Former prosecutor Leslie Abrams Gardiner, a federal judge in Georgia, is also being considered to replace Breyer. Before her appointment to the bench, Gardiner represented large corporations including Bank of America and Google. Her sister is voting rights activist Stacey Abrams.
Non-judges in the candidate pool include Sherrilyn Ifill, president and director-counsel of the NAACP Legal Defense and Education Fund, where she has worked for voting rights and against job discrimination and police brutality.
Some racist Republican senators are already preemptively attacking Biden's nominee. Roger Wicker (R-Mississippi) said in a radio interview that anyone Biden chooses would be a beneficiary of "affirmative racial discrimination."
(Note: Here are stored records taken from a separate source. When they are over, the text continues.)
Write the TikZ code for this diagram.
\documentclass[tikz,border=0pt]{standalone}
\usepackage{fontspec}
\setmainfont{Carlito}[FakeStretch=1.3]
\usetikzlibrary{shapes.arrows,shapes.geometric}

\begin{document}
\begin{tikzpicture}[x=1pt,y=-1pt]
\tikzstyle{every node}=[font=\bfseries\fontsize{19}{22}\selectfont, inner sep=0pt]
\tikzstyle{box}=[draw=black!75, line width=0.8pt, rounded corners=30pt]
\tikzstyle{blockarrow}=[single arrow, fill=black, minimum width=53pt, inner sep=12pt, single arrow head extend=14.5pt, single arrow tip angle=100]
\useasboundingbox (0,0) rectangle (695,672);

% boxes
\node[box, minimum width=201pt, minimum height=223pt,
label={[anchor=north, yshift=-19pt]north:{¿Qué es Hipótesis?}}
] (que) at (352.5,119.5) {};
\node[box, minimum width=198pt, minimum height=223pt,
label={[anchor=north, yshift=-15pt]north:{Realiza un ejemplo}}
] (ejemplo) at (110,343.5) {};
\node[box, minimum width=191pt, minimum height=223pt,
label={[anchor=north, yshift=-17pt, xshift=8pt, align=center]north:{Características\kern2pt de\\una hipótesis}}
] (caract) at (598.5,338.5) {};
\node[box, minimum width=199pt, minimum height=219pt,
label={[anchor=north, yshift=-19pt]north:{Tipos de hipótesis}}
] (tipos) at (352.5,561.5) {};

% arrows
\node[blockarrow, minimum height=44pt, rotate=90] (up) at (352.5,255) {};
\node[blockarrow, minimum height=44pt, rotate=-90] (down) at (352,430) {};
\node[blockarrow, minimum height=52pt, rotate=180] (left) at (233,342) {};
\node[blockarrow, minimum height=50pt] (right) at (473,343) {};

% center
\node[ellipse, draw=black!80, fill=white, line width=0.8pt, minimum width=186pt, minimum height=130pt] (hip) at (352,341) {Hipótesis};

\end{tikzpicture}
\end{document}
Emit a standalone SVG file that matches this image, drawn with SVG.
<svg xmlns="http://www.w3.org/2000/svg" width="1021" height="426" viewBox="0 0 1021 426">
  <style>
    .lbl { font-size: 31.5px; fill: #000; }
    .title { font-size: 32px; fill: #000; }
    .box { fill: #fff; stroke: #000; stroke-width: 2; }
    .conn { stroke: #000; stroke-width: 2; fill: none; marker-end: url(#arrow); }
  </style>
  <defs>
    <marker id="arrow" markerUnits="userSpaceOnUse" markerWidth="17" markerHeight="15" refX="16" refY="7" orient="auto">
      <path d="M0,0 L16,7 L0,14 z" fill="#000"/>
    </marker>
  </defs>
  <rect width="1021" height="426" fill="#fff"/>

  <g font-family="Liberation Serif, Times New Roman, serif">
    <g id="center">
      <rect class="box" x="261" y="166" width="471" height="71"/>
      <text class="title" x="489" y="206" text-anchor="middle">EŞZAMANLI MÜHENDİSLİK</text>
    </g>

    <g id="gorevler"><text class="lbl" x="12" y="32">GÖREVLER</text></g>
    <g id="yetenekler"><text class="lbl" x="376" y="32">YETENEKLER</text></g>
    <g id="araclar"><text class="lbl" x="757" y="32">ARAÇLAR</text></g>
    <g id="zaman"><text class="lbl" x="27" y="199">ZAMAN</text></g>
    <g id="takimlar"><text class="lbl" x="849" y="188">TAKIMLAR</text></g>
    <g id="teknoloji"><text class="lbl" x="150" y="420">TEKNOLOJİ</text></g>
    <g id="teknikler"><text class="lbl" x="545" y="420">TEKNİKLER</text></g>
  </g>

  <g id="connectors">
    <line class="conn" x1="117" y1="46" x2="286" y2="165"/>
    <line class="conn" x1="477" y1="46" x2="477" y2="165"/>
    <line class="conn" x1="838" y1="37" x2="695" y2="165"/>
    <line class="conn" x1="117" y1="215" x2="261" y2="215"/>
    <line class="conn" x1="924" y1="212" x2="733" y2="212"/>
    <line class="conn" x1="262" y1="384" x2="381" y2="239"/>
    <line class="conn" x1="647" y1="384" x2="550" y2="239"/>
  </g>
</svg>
Sen. Elizabeth Warren (D-Massachusetts) toldHuffPost, "The Republicans have already moved beyond racial dog whistles and directly to racial sirens. They've done it for a Supreme Court nominee before anyone has been named," adding that they "have decided they would rather stir up an ugly portion of their base rather than try to evaluate these candidates on their own."
But fortunately, the filibuster does not apply to Supreme Court nominees. All Democrats and some GOP senators, including Collins, Graham, and Murkowski, will probably support Biden's choice.
Childs, however, may well be the front-runner with Clyburn pulling out all the stops to get her on the court. As Annie Karji wrote in The New York Times, "It is a blatant effort to call in a political favor in the form of a lifetime appointment to the nation's highest court and perhaps the most consequential test yet of the Biden-Clyburn relationship."